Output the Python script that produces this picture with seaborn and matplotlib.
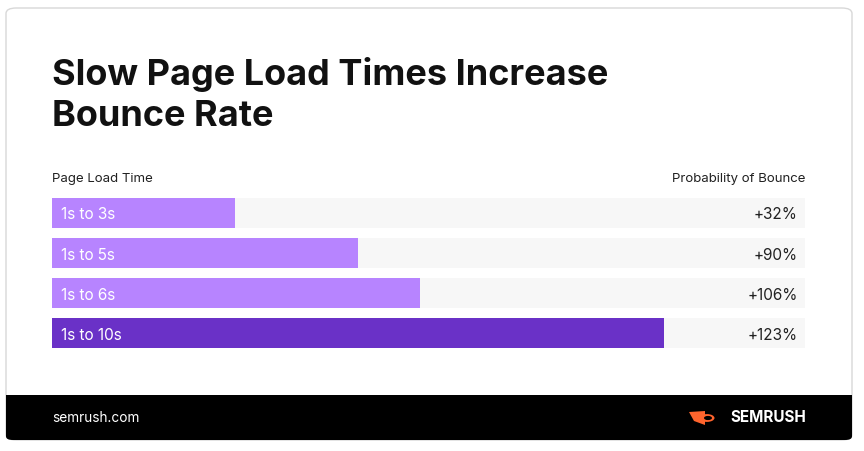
import matplotlib
matplotlib.use("Agg")
import matplotlib.pyplot as plt
from matplotlib.patches import FancyBboxPatch, Circle, Polygon
import pandas as pd
import seaborn as sns

# ---------------- data ----------------
load_times = ["1s to 3s", "1s to 5s", "1s to 6s", "1s to 10s"]
bounce_labels = ["+32%", "+90%", "+106%", "+123%"]
bar_share = [24.3, 40.6, 48.9, 81.3]   # filled share of track
bar_colors = ["#B784FF", "#B784FF", "#B784FF", "#6A31C7"]

df = pd.DataFrame({"time": load_times, "share": bar_share, "track": [100] * 4})

W, H = 864, 451
fig = plt.figure(figsize=(W / 100, H / 100), dpi=100)
fig.patch.set_facecolor("white")

# card + footer
card = FancyBboxPatch((6 / W, 11 / H), 846 / W, 432 / H, boxstyle="round,pad=0,rounding_size=0.012",
                      transform=fig.transFigure, facecolor="white", edgecolor="#D8D8D8", lw=1, zorder=-2)
fig.patches.append(card)
footer = FancyBboxPatch((6 / W, 11 / H), 846 / W, 45 / H, boxstyle="round,pad=0,rounding_size=0.008",
                        transform=fig.transFigure, facecolor="black", edgecolor="none", zorder=-1)
fig.patches.append(footer)
fig.patches.append(plt.Rectangle((6 / W, 35 / H), 846 / W, 21 / H, transform=fig.transFigure,
                                 facecolor="black", edgecolor="none", zorder=-1))

fig.text(52 / W, 1 - 74 / H, "Slow Page Load Times Increase", fontsize=26, fontweight="bold",
         family="Inter", va="center", color="#111111")
fig.text(52 / W, 1 - 117 / H, "Bounce Rate", fontsize=26, fontweight="bold",
         family="Inter", va="center", color="#111111")
fig.text(52 / W, 1 - 179 / H, "Page Load Time", fontsize=9.5, family="Inter", va="center", color="#222222")
fig.text(805 / W, 1 - 179 / H, "Probability of Bounce", fontsize=9.5, family="Inter", va="center",
         ha="right", color="#222222")

# ---------------- bars ----------------
ax = fig.add_axes([52 / W, 1 - 348 / H, 753 / W, 150 / H])
ax.set_zorder(5)
sns.barplot(data=df, x="track", y="time", color="#F7F7F7", width=0.75, ax=ax, saturation=1)
sns.barplot(data=df, x="share", y="time", hue="time", palette=bar_colors, width=0.75, ax=ax,
            saturation=1, legend=False)
ax.set_xlim(0, 100)
ax.set_ylim(3.375, -0.375)
ax.axis("off")
for i, (lab, val) in enumerate(zip(load_times, bounce_labels)):
    ax.text(1.2, i + 0.05, lab, color="white", fontsize=11, family="Inter", va="center")
    ax.text(99, i + 0.05, val, color="#222222", fontsize=11, family="Inter", va="center", ha="right")

# ---------------- footer ----------------
fig.text(52 / W, 1 - 418 / H, "semrush.com", fontsize=9.8, family="Inter", va="center", color="white")
fig.text(806 / W, 1 - 418 / H, "SEMRUSH", fontsize=11, fontweight="bold", family="Inter",
         va="center", ha="right", color="white")
lx, ly = 707 / W, 1 - 418 / H
fig.patches.append(Polygon([(lx - 18 / W, ly + 6 / H), (lx - 2 / W, ly + 7 / H), (lx - 2 / W, ly - 7 / H),
                            (lx - 13 / W, ly - 3 / H)], closed=True, transform=fig.transFigure,
                           facecolor="#FF642D", edgecolor="none"))
fig.patches.append(Circle((lx, ly), 7.5 / W, transform=fig.transFigure, facecolor="#FF642D",
                          edgecolor="none"))
fig.patches.append(Circle((lx + 1 / W, ly), 4 / W, transform=fig.transFigure, facecolor="black",
                          edgecolor="none"))

fig.savefig("out.png", dpi=100)
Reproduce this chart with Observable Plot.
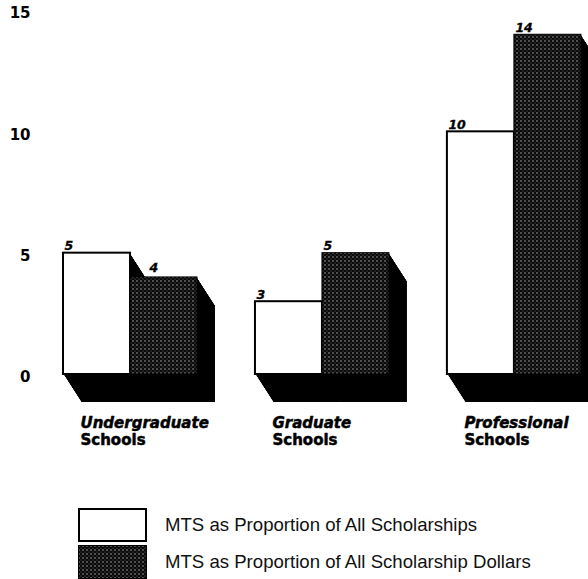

-------

TASK TO CARRY OUT: Quote all the records verbatim, dropping any pictures from your copy.

SOLVED EXERCISE:
Output the Python script that produces this picture with seaborn and matplotlib.
import matplotlib
matplotlib.use("Agg")
import matplotlib.pyplot as plt
from matplotlib.patches import FancyBboxPatch, Circle, Polygon
import pandas as pd
import seaborn as sns

# ---------------- data ----------------
load_times = ["1s to 3s", "1s to 5s", "1s to 6s", "1s to 10s"]
bounce_labels = ["+32%", "+90%", "+106%", "+123%"]
bar_share = [24.3, 40.6, 48.9, 81.3]   # filled share of track
bar_colors = ["#B784FF", "#B784FF", "#B784FF", "#6A31C7"]

df = pd.DataFrame({"time": load_times, "share": bar_share, "track": [100] * 4})

W, H = 864, 451
fig = plt.figure(figsize=(W / 100, H / 100), dpi=100)
fig.patch.set_facecolor("white")

# card + footer
card = FancyBboxPatch((6 / W, 11 / H), 846 / W, 432 / H, boxstyle="round,pad=0,rounding_size=0.012",
                      transform=fig.transFigure, facecolor="white", edgecolor="#D8D8D8", lw=1, zorder=-2)
fig.patches.append(card)
footer = FancyBboxPatch((6 / W, 11 / H), 846 / W, 45 / H, boxstyle="round,pad=0,rounding_size=0.008",
                        transform=fig.transFigure, facecolor="black", edgecolor="none", zorder=-1)
fig.patches.append(footer)
fig.patches.append(plt.Rectangle((6 / W, 35 / H), 846 / W, 21 / H, transform=fig.transFigure,
                                 facecolor="black", edgecolor="none", zorder=-1))

fig.text(52 / W, 1 - 74 / H, "Slow Page Load Times Increase", fontsize=26, fontweight="bold",
         family="Inter", va="center", color="#111111")
fig.text(52 / W, 1 - 117 / H, "Bounce Rate", fontsize=26, fontweight="bold",
         family="Inter", va="center", color="#111111")
fig.text(52 / W, 1 - 179 / H, "Page Load Time", fontsize=9.5, family="Inter", va="center", color="#222222")
fig.text(805 / W, 1 - 179 / H, "Probability of Bounce", fontsize=9.5, family="Inter", va="center",
         ha="right", color="#222222")

# ---------------- bars ----------------
ax = fig.add_axes([52 / W, 1 - 348 / H, 753 / W, 150 / H])
ax.set_zorder(5)
sns.barplot(data=df, x="track", y="time", color="#F7F7F7", width=0.75, ax=ax, saturation=1)
sns.barplot(data=df, x="share", y="time", hue="time", palette=bar_colors, width=0.75, ax=ax,
            saturation=1, legend=False)
ax.set_xlim(0, 100)
ax.set_ylim(3.375, -0.375)
ax.axis("off")
for i, (lab, val) in enumerate(zip(load_times, bounce_labels)):
    ax.text(1.2, i + 0.05, lab, color="white", fontsize=11, family="Inter", va="center")
    ax.text(99, i + 0.05, val, color="#222222", fontsize=11, family="Inter", va="center", ha="right")

# ---------------- footer ----------------
fig.text(52 / W, 1 - 418 / H, "semrush.com", fontsize=9.8, family="Inter", va="center", color="white")
fig.text(806 / W, 1 - 418 / H, "SEMRUSH", fontsize=11, fontweight="bold", family="Inter",
         va="center", ha="right", color="white")
lx, ly = 707 / W, 1 - 418 / H
fig.patches.append(Polygon([(lx - 18 / W, ly + 6 / H), (lx - 2 / W, ly + 7 / H), (lx - 2 / W, ly - 7 / H),
                            (lx - 13 / W, ly - 3 / H)], closed=True, transform=fig.transFigure,
                           facecolor="#FF642D", edgecolor="none"))
fig.patches.append(Circle((lx, ly), 7.5 / W, transform=fig.transFigure, facecolor="#FF642D",
                          edgecolor="none"))
fig.patches.append(Circle((lx + 1 / W, ly), 4 / W, transform=fig.transFigure, facecolor="black",
                          edgecolor="none"))

fig.savefig("out.png", dpi=100)
Reproduce this chart with Observable Plot.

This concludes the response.